Notre Dame fund hits 1 billion euros just two days after the fire

Notre Dame fund hits 1 billion euros just two days after the fire

Much of the structure and interior of the Notre Dame cathedral survived the flames that engulfed the building earlier this week, but there was still some devastating losses to the architecture, including the collapse of the roof and the spire.

The 800-year-old building manage to maintain its structure despite the shocking blaze, and now there are plans to recreate the artistic feat of architecture.

This is the moment that the Notre Dame spire collapsed:

"We'll rebuild this cathedral all together and it's undoubtedly part of the French destiny and the project we'll have for the coming years," French President Emmanuel Macron said earlier this week, announcing an international fundraising scheme to rectify the "terrible tragedy".

After the scheme was launched, many started to donate - including some of the wealthiest people in the world. Bernard Arnault, France's richest man, pledged €200 million ($226 million) towards the restoration project, along with L'Oreal. Meanwhile, Francois-Henri Pinault pledged €100 million, matched by oil company Total.

Other donors include investor Marc Ladreit de Lacharriere and construction magnates Martin and Olivier Bouygues, who all donated €10 million. Credit Agricole bank sent in €5 million, US private equity investor Henry Kravis promised €9 million.

Now, it has been reported that the entire scheme has already reached €1 billion - which may keep the project on track to meet Macrons' five-year goal.

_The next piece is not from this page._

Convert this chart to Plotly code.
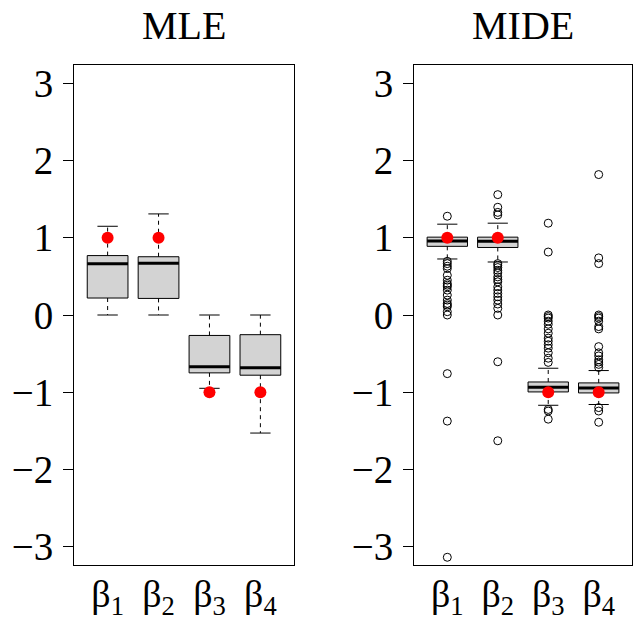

"We will rebuild Notre Dame even more beautifully and I want it to be completed in five years, we can do it," Macron said in a television address to the nation. "It is up to us to change this disaster into an opportunity to come together, having deeply reflected on what we have been and what we have to be and become better than we are."

"It is up to us to find the thread of our national project,' he added, warning that the country should "not fall into the trap of haste," but instead focus on what the tragedy brought out in Parisians. "What we saw last night in Paris was our capacity to mobilise and to unite," he said.

It was Presidential cultural heritage envoy and journalist Stéphane Bern who reported that the billion-mark had been reached, speaking to broadcaster France-Info on Wednesday on the large sum of money that had been raised in the day in a half since the fire - according to ABC.

"The billion-euro mark of donations was reached during the day," Bern, who helped to launch the appeal, said.

In terms of the restoration itself - the reconstruction of the cathedral may draw from some unusual sources, including the 2014 video game Assassin's Creed: Unity.

The game featured a meticulously-detailed rendition of the cathedral, matching to the year of 1789. Using these 3-D maps, as well as laser scans taken by historians a few years ago, it may be possible to match the new building closely to the original design.